>> Begin
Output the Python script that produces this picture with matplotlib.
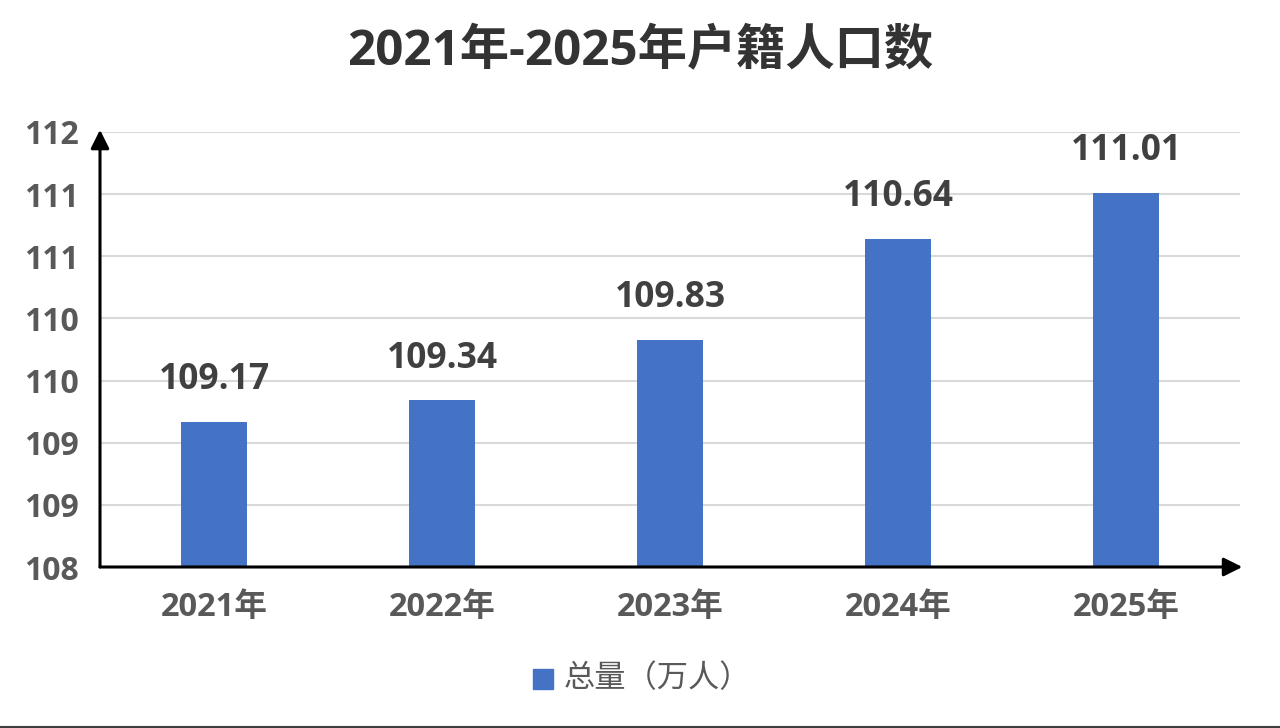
import math

import matplotlib
matplotlib.use("Agg")
import matplotlib.pyplot as plt
from matplotlib.lines import Line2D
from matplotlib.ticker import FixedLocator, FuncFormatter

# data
years = ["2021年", "2022年", "2023年", "2024年", "2025年"]
totals = [109.17, 109.34, 109.83, 110.64, 111.01]
series_name = "总量（万人）"
title = "2021年-2025年户籍人口数"

bar_color = "#4472C4"
text_gray = "#595959"
fonts = ["Open Sans", "Noto Sans CJK SC", "DejaVu Sans"]
plt.rcParams["font.family"] = fonts

fig = plt.figure(figsize=(12.8, 7.28), dpi=100)
ax = fig.add_axes([100 / 1280, 1 - 567 / 728, 1140 / 1280, 435 / 728])

x = list(range(len(years)))
ax.bar(x, totals, width=0.29, color=bar_color, zorder=3)

ax.set_xlim(-0.5, len(years) - 0.5)
ax.set_ylim(108, 111.5)
yticks = [108 + 0.5 * i for i in range(8)]
ax.yaxis.set_major_locator(FixedLocator(yticks))
# excel style: labels rounded half up to whole numbers
ax.yaxis.set_major_formatter(FuncFormatter(lambda v, p: str(int(math.floor(v + 0.5)))))
ax.set_xticks(x)
ax.set_xticklabels(years)

for s in ax.spines.values():
    s.set_visible(False)
ax.grid(axis="y", color="#D9D9D9", lw=1.5, zorder=0)
ax.tick_params(axis="both", length=0, labelcolor=text_gray)
ax.tick_params(axis="y", pad=15, labelsize=23)
ax.tick_params(axis="x", pad=17, labelsize=23.5)
for lab in ax.get_xticklabels() + ax.get_yticklabels():
    lab.set_fontweight("bold")

# axis arrows
arrow = dict(arrowstyle="-|>", color="black", lw=2.2, mutation_scale=28, shrinkA=0, shrinkB=0)
ax.annotate("", xy=(0, 1.005), xytext=(0, 0), xycoords="axes fraction", arrowprops=arrow, zorder=5)
ax.annotate("", xy=(1.002, 0), xytext=(0, 0), xycoords="axes fraction", arrowprops=arrow, zorder=5)

for xi, v in zip(x, totals):
    ax.annotate(f"{v:.2f}", xy=(xi, v), xytext=(0, 30), textcoords="offset points",
                ha="center", va="center", fontsize=25.5, fontweight="bold", color="#404040")

fig.text(0.5, 1 - 53 / 728, title, ha="center", va="center", fontsize=35.5,
         fontweight="bold", color="#333333")

# legend
fig.patches.append(plt.Rectangle((533 / 1280, 1 - 689 / 728), 20 / 1280, 20 / 728,
                                 transform=fig.transFigure, color=bar_color, figure=fig))
fig.text(564 / 1280, 1 - 679 / 728, series_name, ha="left", va="center",
         fontsize=22.5, color=text_gray)

fig.add_artist(Line2D([0, 1], [0.8 / 728, 0.8 / 728], color="#404040", lw=1.5))

fig.savefig("out.png", dpi=100)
>> End
Task instructions
Please restate the material above line by line, exactly, beginning at its first line and ending with the line that contains "from matplotlib.ticker import", without any pictures.

Solution for this problem
Output the Python script that produces this picture with matplotlib.
import math

import matplotlib
matplotlib.use("Agg")
import matplotlib.pyplot as plt
from matplotlib.lines import Line2D
from matplotlib.ticker import FixedLocator, FuncFormatter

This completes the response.